Sadly, your troubles are not over as a parent after the wild toddler years have passed. Your child will probably revisit this fight for the right to be independent sometime during his teenage years. Toddlerhood is phase one. Adolescence is phase two of a similar, sometimes more alarming process. The Friday coffee morning grannies will no doubt remember this phase well. My guess is that some of them are secretly relieved that their own kids have grown up and their fierce battles are now with their own young children. And so the cycle continues…


  1. Susie

    I will forward to the relevant grannies! But how do you handle the little monster when he decides to throw a tantrum in the supermarket? – you either look like a wimp for giving in to him or a wicked witch for trying to make him behave in an acceptable manner.

    1. jenny

      I had to laugh at this question because whatever you do, you’ll probably feel dreadful afterwards.
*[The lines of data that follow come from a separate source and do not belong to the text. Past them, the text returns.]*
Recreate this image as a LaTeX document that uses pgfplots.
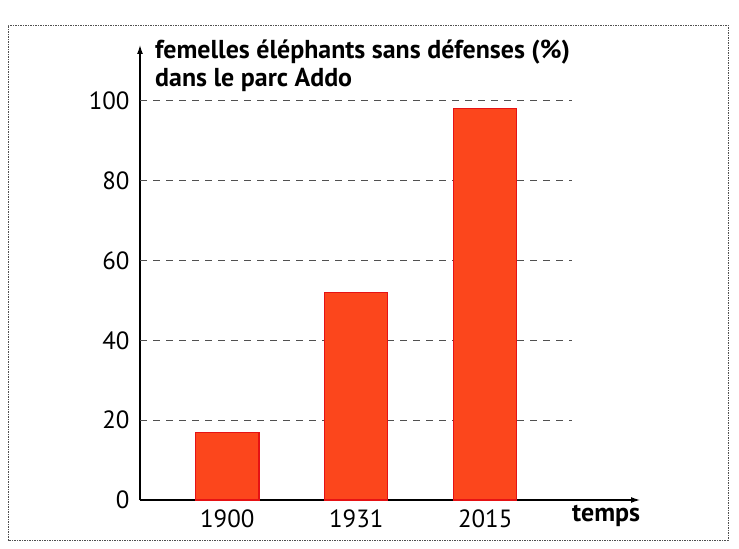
\documentclass[border=0pt]{standalone}
\usepackage{fontspec}
\setmainfont{PT Sans}
\usepackage{pgfplots}
\pgfplotsset{compat=1.18}
\usetikzlibrary{arrows.meta}
\definecolor{barfill}{RGB}{252,70,28}
\definecolor{barline}{RGB}{230,18,20}
\definecolor{gridc}{RGB}{80,80,80}
\begin{document}
\begin{tikzpicture}
\useasboundingbox (-140bp,-49bp) rectangle (599bp,500bp);
\draw[gridc, line width=0.6bp, dash pattern=on 1.5bp off 1bp] (-132bp,-40bp) rectangle (588bp,475bp);
\begin{axis}[
  at={(0,0)}, anchor=south west,
  scale only axis, width=500bp, height=455bp,
  xmin=-0.677, xmax=3.2, ymin=0, ymax=114,
  axis lines=left,
  axis line style={line width=1.3bp, -{Latex[length=9bp,width=6bp]}},
  xtick={0,1,2}, xticklabels={1900,1931,2015},
  ytick={0,20,40,60,80,100},
  major tick length=0pt,
  tick label style={font=\fontsize{25}{29}\selectfont, black},
  /pgf/number format/assume math mode=true,
  xticklabel style={yshift=-6bp},
  yticklabel style={xshift=-7bp},
  clip=false,
]
\pgfplotsinvokeforeach{20,40,60,80,100}{
  \draw[gridc, line width=0.9bp, dash pattern=on 7bp off 6bp] (axis cs:-0.677,#1) -- (axis cs:2.67,#1);
}
\addplot[ybar, bar width=0.49, fill=barfill, draw=barline, line width=1.2bp] coordinates {(0,17) (1,52) (2,98)};
\end{axis}
\node[anchor=north west, align=left, font=\fontsize{26}{28}\selectfont\bfseries, inner sep=0pt] at (15bp,460bp) {femelles éléphants sans défenses (\%)\\dans le parc Addo};
\node[anchor=base west, font=\fontsize{26}{29}\selectfont\bfseries, inner sep=0pt] at (432bp,-21bp) {temps};
\end{tikzpicture}
\end{document}
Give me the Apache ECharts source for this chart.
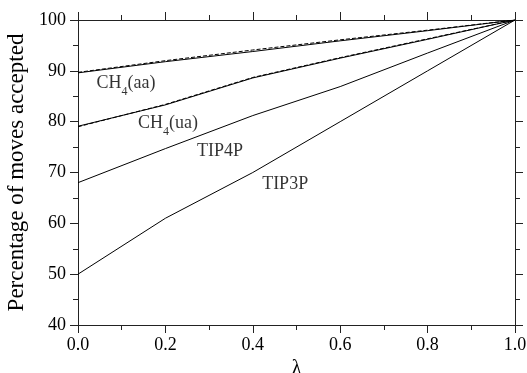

Either cross with yourself or cross with your child. You’ll probably feel embarrassed and judged by your ‘spectators’ and most likely, you’ll feel like a bad parent! Looking like a wimp or a wicked witch isn’t important. It’s someone else’s opinion and it says more about them than you. There are different attitudes and approaches to tantrums. Try to respect the dignity of your child because she doesn’t yet have the resources to deal with her frustration. (Not sure what to say about the ‘dignity’ or ‘rights’ of the other shoppers who are subjected to your screaming child). Practically speaking, don’t yell, hit or hurt your child. Get out of there as quickly as possible and try to distract her and get her into a different state of mind by shifting the focus onto something else. “Look! A lovely ball!” You might choose to buy the ball out of desperation. Giving them something to do or something to eat is helpful for toddlers in supermarkets. My best advice: Do your shopping alone!